%%

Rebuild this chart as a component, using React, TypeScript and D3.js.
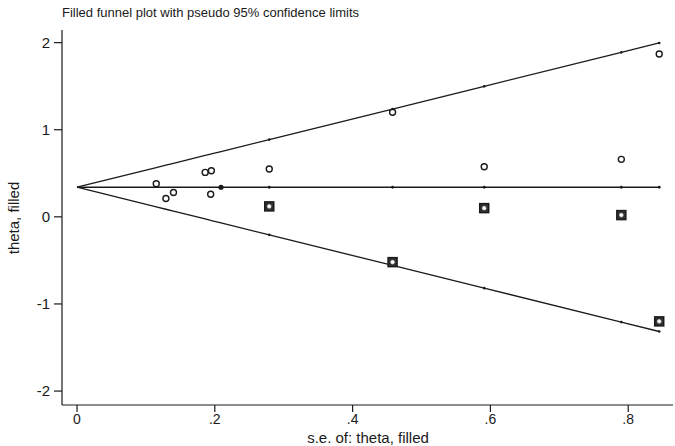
import React from "react";
import * as d3 from "d3";

const W = 675;
const H = 446;

const title = "Filled funnel plot with pseudo 95% confidence limits";
const xLabel = "s.e. of: theta, filled";
const yLabel = "theta, filled";

const pooledTheta = 0.34;

const observedSE = [0.115, 0.129, 0.14, 0.186, 0.195, 0.194, 0.209, 0.279, 0.458, 0.591, 0.79, 0.845];
const observedTheta = [0.38, 0.21, 0.28, 0.51, 0.53, 0.26, 0.34, 0.55, 1.2, 0.575, 0.66, 1.87];

const filledSE = [0.279, 0.458, 0.591, 0.79, 0.845];
const filledTheta = [0.12, -0.52, 0.1, 0.02, -1.2];

const xTicks = [0, 0.2, 0.4, 0.6, 0.8];
const xTickLabels = ["0", ".2", ".4", ".6", ".8"];
const yTicks = [-2, -1, 0, 1, 2];
const yTickLabels = ["-2", "-1", "0", "1", "2"];

export default function App() {
  const left = 62;
  const right = 673;
  const top = 30;
  const bottom = 405;

  const x = d3.scaleLinear().domain([-0.0218, 0.865]).range([left, right]);
  const y = d3.scaleLinear().domain([-2.16, 2.145]).range([bottom, top]);

  const seAll = Array.from(new Set([0, ...observedSE, ...filledSE])).sort((a, b) => a - b);
  const seMax = d3.max(seAll) as number;

  const line = d3
    .line<[number, number]>()
    .x((d) => x(d[0]))
    .y((d) => y(d[1]));

  const upper: [number, number][] = seAll.map((s) => [s, pooledTheta + 1.96 * s]);
  const lower: [number, number][] = seAll.map((s) => [s, pooledTheta - 1.96 * s]);
  const center: [number, number][] = [
    [0, pooledTheta],
    [seMax, pooledTheta],
  ];

  const dotSE = Array.from(new Set([...observedSE.slice(7), ...filledSE]));

  const font = "'Liberation Sans', Arial, sans-serif";
  const ink = "#1a1a1a";

  return (
    <svg
      width={W}
      height={H}
      style={{ position: "absolute", left: 0, top: 0, background: "#fff" }}
      fontFamily={font}
    >
      <rect x={0} y={0} width={W} height={H} fill="#fff" />
      <text x={62} y={17} fontSize={13} fill={ink}>
        {title}
      </text>

      {/* axes */}
      <line x1={left} x2={left} y1={top} y2={bottom} stroke={ink} strokeWidth={1.2} />
      <line x1={left} x2={right} y1={bottom} y2={bottom} stroke={ink} strokeWidth={1.2} />
      {yTicks.map((t, i) => (
        <g key={"yt" + i}>
          <line x1={left - 8} x2={left} y1={y(t)} y2={y(t)} stroke={ink} strokeWidth={1.2} />
          <text x={left - 12} y={y(t)} dy="0.35em" textAnchor="end" fontSize={15} fill={ink}>
            {yTickLabels[i]}
          </text>
        </g>
      ))}
      {xTicks.map((t, i) => (
        <g key={"xt" + i}>
          <line x1={x(t)} x2={x(t)} y1={bottom} y2={bottom + 7} stroke={ink} strokeWidth={1.2} />
          <text x={x(t)} y={bottom + 19} textAnchor="middle" fontSize={14} fill={ink}>
            {xTickLabels[i]}
          </text>
        </g>
      ))}
      <text x={368} y={443} textAnchor="middle" fontSize={15} fill={ink}>
        {xLabel}
      </text>
      <text
        transform={`translate(19, ${218}) rotate(-90)`}
        textAnchor="middle"
        fontSize={15}
        fill={ink}
      >
        {yLabel}
      </text>

      {/* funnel lines */}
      <path d={line(upper) || ""} fill="none" stroke={ink} strokeWidth={1.3} />
      <path d={line(lower) || ""} fill="none" stroke={ink} strokeWidth={1.3} />
      <path d={line(center) || ""} fill="none" stroke={ink} strokeWidth={1.3} />
      {dotSE.map((s, i) => (
        <g key={"d" + i}>
          <circle cx={x(s)} cy={y(pooledTheta)} r={1.4} fill={ink} />
          <circle cx={x(s)} cy={y(pooledTheta + 1.96 * s)} r={1.3} fill={ink} />
          <circle cx={x(s)} cy={y(pooledTheta - 1.96 * s)} r={1.3} fill={ink} />
        </g>
      ))}

      {/* filled studies */}
      {filledSE.map((s, i) => (
        <g key={"f" + i}>
          <rect
            x={x(s) - 4.5}
            y={y(filledTheta[i]) - 4.5}
            width={9}
            height={9}
            fill="#333"
            stroke="#1a1a1a"
            strokeWidth={1.5}
          />
          <circle cx={x(s)} cy={y(filledTheta[i])} r={1.8} fill="#fff" stroke="#ddd" strokeWidth={0.8} />
        </g>
      ))}

      {/* observed studies */}
      {observedSE.map((s, i) =>
        i === 6 ? (
          <circle key={"o" + i} cx={x(s)} cy={y(observedTheta[i])} r={2.6} fill={ink} />
        ) : (
          <circle
            key={"o" + i}
            cx={x(s)}
            cy={y(observedTheta[i])}
            r={3}
            fill="none"
            stroke={ink}
            strokeWidth={1.4}
          />
        )
      )}
    </svg>
  );
}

%%

▶ [Work to complete]:
Set down the material above as is, without any pictures.

▶ [The reply]:
Rebuild this chart as a component, using React, TypeScript and D3.js.
import React from "react";
import * as d3 from "d3";

const W = 675;
const H = 446;

const title = "Filled funnel plot with pseudo 95% confidence limits";
const xLabel = "s.e. of: theta, filled";
const yLabel = "theta, filled";

const pooledTheta = 0.34;

const observedSE = [0.115, 0.129, 0.14, 0.186, 0.195, 0.194, 0.209, 0.279, 0.458, 0.591, 0.79, 0.845];
const observedTheta = [0.38, 0.21, 0.28, 0.51, 0.53, 0.26, 0.34, 0.55, 1.2, 0.575, 0.66, 1.87];

const filledSE = [0.279, 0.458, 0.591, 0.79, 0.845];
const filledTheta = [0.12, -0.52, 0.1, 0.02, -1.2];

const xTicks = [0, 0.2, 0.4, 0.6, 0.8];
const xTickLabels = ["0", ".2", ".4", ".6", ".8"];
const yTicks = [-2, -1, 0, 1, 2];
const yTickLabels = ["-2", "-1", "0", "1", "2"];

export default function App() {
  const left = 62;
  const right = 673;
  const top = 30;
  const bottom = 405;

  const x = d3.scaleLinear().domain([-0.0218, 0.865]).range([left, right]);
  const y = d3.scaleLinear().domain([-2.16, 2.145]).range([bottom, top]);

  const seAll = Array.from(new Set([0, ...observedSE, ...filledSE])).sort((a, b) => a - b);
  const seMax = d3.max(seAll) as number;

  const line = d3
    .line<[number, number]>()
    .x((d) => x(d[0]))
    .y((d) => y(d[1]));

  const upper: [number, number][] = seAll.map((s) => [s, pooledTheta + 1.96 * s]);
  const lower: [number, number][] = seAll.map((s) => [s, pooledTheta - 1.96 * s]);
  const center: [number, number][] = [
    [0, pooledTheta],
    [seMax, pooledTheta],
  ];

  const dotSE = Array.from(new Set([...observedSE.slice(7), ...filledSE]));

  const font = "'Liberation Sans', Arial, sans-serif";
  const ink = "#1a1a1a";

  return (
    <svg
      width={W}
      height={H}
      style={{ position: "absolute", left: 0, top: 0, background: "#fff" }}
      fontFamily={font}
    >
      <rect x={0} y={0} width={W} height={H} fill="#fff" />
      <text x={62} y={17} fontSize={13} fill={ink}>
        {title}
      </text>

      {/* axes */}
      <line x1={left} x2={left} y1={top} y2={bottom} stroke={ink} strokeWidth={1.2} />
      <line x1={left} x2={right} y1={bottom} y2={bottom} stroke={ink} strokeWidth={1.2} />
      {yTicks.map((t, i) => (
        <g key={"yt" + i}>
          <line x1={left - 8} x2={left} y1={y(t)} y2={y(t)} stroke={ink} strokeWidth={1.2} />
          <text x={left - 12} y={y(t)} dy="0.35em" textAnchor="end" fontSize={15} fill={ink}>
            {yTickLabels[i]}
          </text>
        </g>
      ))}
      {xTicks.map((t, i) => (
        <g key={"xt" + i}>
          <line x1={x(t)} x2={x(t)} y1={bottom} y2={bottom + 7} stroke={ink} strokeWidth={1.2} />
          <text x={x(t)} y={bottom + 19} textAnchor="middle" fontSize={14} fill={ink}>
            {xTickLabels[i]}
          </text>
        </g>
      ))}
      <text x={368} y={443} textAnchor="middle" fontSize={15} fill={ink}>
        {xLabel}
      </text>
      <text
        transform={`translate(19, ${218}) rotate(-90)`}
        textAnchor="middle"
        fontSize={15}
        fill={ink}
      >
        {yLabel}
      </text>

      {/* funnel lines */}
      <path d={line(upper) || ""} fill="none" stroke={ink} strokeWidth={1.3} />
      <path d={line(lower) || ""} fill="none" stroke={ink} strokeWidth={1.3} />
      <path d={line(center) || ""} fill="none" stroke={ink} strokeWidth={1.3} />
      {dotSE.map((s, i) => (
        <g key={"d" + i}>
          <circle cx={x(s)} cy={y(pooledTheta)} r={1.4} fill={ink} />
          <circle cx={x(s)} cy={y(pooledTheta + 1.96 * s)} r={1.3} fill={ink} />
          <circle cx={x(s)} cy={y(pooledTheta - 1.96 * s)} r={1.3} fill={ink} />
        </g>
      ))}

      {/* filled studies */}
      {filledSE.map((s, i) => (
        <g key={"f" + i}>
          <rect
            x={x(s) - 4.5}
            y={y(filledTheta[i]) - 4.5}
            width={9}
            height={9}
            fill="#333"
            stroke="#1a1a1a"
            strokeWidth={1.5}
          />
          <circle cx={x(s)} cy={y(filledTheta[i])} r={1.8} fill="#fff" stroke="#ddd" strokeWidth={0.8} />
        </g>
      ))}

      {/* observed studies */}
      {observedSE.map((s, i) =>
        i === 6 ? (
          <circle key={"o" + i} cx={x(s)} cy={y(observedTheta[i])} r={2.6} fill={ink} />
        ) : (
          <circle
            key={"o" + i}
            cx={x(s)}
            cy={y(observedTheta[i])}
            r={3}
            fill="none"
            stroke={ink}
            strokeWidth={1.4}
          />
        )
      )}
    </svg>
  );
}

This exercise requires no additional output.